- [DO THIS] From the opening line of the records through the line bearing "import numpy as np", set down every line exactly.
•••
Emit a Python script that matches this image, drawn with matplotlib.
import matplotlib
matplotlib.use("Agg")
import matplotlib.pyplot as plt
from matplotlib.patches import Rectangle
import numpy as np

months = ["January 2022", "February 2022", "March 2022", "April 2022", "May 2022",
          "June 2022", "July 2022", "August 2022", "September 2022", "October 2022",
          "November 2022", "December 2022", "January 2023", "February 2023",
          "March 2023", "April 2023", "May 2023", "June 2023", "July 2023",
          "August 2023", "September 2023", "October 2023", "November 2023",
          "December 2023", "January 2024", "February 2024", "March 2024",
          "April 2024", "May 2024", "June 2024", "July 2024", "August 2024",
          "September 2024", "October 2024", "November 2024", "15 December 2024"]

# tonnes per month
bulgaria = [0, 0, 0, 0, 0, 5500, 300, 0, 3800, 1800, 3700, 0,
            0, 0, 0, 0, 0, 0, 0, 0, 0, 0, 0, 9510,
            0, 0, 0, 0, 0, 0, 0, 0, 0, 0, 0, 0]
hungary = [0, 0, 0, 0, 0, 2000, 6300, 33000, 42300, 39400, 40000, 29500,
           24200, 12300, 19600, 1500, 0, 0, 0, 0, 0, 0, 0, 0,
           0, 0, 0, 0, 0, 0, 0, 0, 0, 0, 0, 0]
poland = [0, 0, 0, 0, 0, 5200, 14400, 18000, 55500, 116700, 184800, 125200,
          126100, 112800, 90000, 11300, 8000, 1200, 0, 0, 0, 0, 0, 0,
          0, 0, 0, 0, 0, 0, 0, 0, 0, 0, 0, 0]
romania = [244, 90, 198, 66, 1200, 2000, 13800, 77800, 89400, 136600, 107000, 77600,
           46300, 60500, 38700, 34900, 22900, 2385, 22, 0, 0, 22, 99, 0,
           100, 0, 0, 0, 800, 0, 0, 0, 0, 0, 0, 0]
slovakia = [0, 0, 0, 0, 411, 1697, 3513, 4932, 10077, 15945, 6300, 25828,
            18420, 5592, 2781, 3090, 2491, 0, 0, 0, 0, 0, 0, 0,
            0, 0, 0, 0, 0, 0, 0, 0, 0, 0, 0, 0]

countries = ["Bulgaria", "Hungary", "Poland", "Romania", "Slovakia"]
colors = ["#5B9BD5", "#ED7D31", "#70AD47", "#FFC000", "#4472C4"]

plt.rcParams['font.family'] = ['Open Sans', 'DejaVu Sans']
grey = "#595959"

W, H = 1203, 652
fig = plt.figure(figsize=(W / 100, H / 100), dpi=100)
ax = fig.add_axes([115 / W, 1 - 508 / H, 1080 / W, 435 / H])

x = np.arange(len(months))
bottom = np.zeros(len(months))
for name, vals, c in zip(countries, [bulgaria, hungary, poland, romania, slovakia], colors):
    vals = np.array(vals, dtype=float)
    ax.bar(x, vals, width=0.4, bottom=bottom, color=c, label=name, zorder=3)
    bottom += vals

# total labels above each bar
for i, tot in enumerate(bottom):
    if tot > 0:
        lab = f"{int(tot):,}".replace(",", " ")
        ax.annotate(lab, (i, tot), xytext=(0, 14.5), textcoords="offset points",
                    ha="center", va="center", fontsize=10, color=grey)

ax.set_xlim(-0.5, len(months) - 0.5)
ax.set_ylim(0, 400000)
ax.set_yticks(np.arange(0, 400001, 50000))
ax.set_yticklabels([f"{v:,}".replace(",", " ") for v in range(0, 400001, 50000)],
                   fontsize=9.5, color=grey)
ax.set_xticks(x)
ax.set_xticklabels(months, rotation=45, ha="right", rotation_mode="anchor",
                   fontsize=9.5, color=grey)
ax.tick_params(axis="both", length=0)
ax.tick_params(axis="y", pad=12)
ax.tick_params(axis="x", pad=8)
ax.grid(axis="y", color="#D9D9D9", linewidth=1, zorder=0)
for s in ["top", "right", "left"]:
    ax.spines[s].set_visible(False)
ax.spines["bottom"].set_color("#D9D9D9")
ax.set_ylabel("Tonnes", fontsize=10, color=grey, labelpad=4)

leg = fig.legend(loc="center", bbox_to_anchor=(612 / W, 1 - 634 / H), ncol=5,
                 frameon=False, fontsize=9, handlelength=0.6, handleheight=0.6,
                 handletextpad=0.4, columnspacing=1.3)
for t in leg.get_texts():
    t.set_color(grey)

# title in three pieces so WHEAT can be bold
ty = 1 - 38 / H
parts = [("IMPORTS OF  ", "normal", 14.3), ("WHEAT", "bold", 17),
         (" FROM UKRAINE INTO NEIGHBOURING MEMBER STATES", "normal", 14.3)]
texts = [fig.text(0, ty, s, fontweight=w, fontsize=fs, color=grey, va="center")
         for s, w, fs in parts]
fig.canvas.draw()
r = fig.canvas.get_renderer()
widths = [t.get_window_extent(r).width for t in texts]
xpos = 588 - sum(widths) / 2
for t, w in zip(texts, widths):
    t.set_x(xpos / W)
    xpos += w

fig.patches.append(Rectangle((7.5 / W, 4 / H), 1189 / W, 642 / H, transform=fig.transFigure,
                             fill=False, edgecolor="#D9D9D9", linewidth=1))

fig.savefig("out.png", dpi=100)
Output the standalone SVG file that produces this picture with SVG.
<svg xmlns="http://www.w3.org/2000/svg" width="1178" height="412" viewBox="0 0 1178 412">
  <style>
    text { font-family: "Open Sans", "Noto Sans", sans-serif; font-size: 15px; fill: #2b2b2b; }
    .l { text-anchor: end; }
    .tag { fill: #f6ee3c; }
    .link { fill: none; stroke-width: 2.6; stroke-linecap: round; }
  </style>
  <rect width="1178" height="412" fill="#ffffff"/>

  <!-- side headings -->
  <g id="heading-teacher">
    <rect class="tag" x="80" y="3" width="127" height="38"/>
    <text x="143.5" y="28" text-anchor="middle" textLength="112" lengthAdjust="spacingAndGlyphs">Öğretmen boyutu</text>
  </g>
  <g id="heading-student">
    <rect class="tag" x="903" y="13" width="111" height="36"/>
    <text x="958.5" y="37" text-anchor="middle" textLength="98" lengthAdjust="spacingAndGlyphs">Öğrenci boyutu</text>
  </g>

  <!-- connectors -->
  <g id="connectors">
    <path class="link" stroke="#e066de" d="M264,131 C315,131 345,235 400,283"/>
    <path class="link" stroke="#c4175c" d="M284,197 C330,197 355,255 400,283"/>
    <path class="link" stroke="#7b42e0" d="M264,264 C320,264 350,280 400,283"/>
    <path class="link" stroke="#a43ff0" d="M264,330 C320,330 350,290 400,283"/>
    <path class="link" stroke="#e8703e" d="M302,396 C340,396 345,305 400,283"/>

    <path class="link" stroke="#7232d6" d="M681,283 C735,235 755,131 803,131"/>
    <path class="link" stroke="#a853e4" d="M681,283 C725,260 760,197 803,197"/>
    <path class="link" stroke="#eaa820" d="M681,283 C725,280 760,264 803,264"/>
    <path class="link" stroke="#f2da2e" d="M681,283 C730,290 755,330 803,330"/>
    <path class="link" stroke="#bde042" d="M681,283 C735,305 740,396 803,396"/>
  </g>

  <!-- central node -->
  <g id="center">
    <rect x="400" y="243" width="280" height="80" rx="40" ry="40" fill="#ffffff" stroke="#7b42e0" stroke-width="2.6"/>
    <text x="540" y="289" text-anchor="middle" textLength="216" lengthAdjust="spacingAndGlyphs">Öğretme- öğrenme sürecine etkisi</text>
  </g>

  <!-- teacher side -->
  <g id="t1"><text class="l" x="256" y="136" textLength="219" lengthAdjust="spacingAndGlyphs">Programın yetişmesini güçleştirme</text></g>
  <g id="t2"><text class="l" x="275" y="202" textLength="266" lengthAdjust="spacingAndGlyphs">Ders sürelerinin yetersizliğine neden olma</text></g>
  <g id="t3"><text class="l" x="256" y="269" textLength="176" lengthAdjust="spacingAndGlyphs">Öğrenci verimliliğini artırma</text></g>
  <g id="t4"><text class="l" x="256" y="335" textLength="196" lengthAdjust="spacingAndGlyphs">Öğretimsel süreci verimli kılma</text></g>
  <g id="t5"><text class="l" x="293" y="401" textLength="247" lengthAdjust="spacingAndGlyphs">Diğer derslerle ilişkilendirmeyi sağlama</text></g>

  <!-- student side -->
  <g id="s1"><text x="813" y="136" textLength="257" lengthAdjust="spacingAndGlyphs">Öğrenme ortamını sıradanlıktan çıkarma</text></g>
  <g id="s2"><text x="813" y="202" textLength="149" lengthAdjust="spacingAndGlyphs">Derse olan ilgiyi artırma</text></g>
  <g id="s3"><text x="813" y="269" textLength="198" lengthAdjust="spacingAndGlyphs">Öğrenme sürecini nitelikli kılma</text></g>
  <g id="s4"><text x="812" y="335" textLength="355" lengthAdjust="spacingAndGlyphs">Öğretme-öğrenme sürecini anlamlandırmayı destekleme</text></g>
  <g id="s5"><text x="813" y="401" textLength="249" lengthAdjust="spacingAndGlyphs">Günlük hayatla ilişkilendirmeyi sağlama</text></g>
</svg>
•••
- [RESULT OF THE TASK]
Emit a Python script that matches this image, drawn with matplotlib.
import matplotlib
matplotlib.use("Agg")
import matplotlib.pyplot as plt
from matplotlib.patches import Rectangle
import numpy as np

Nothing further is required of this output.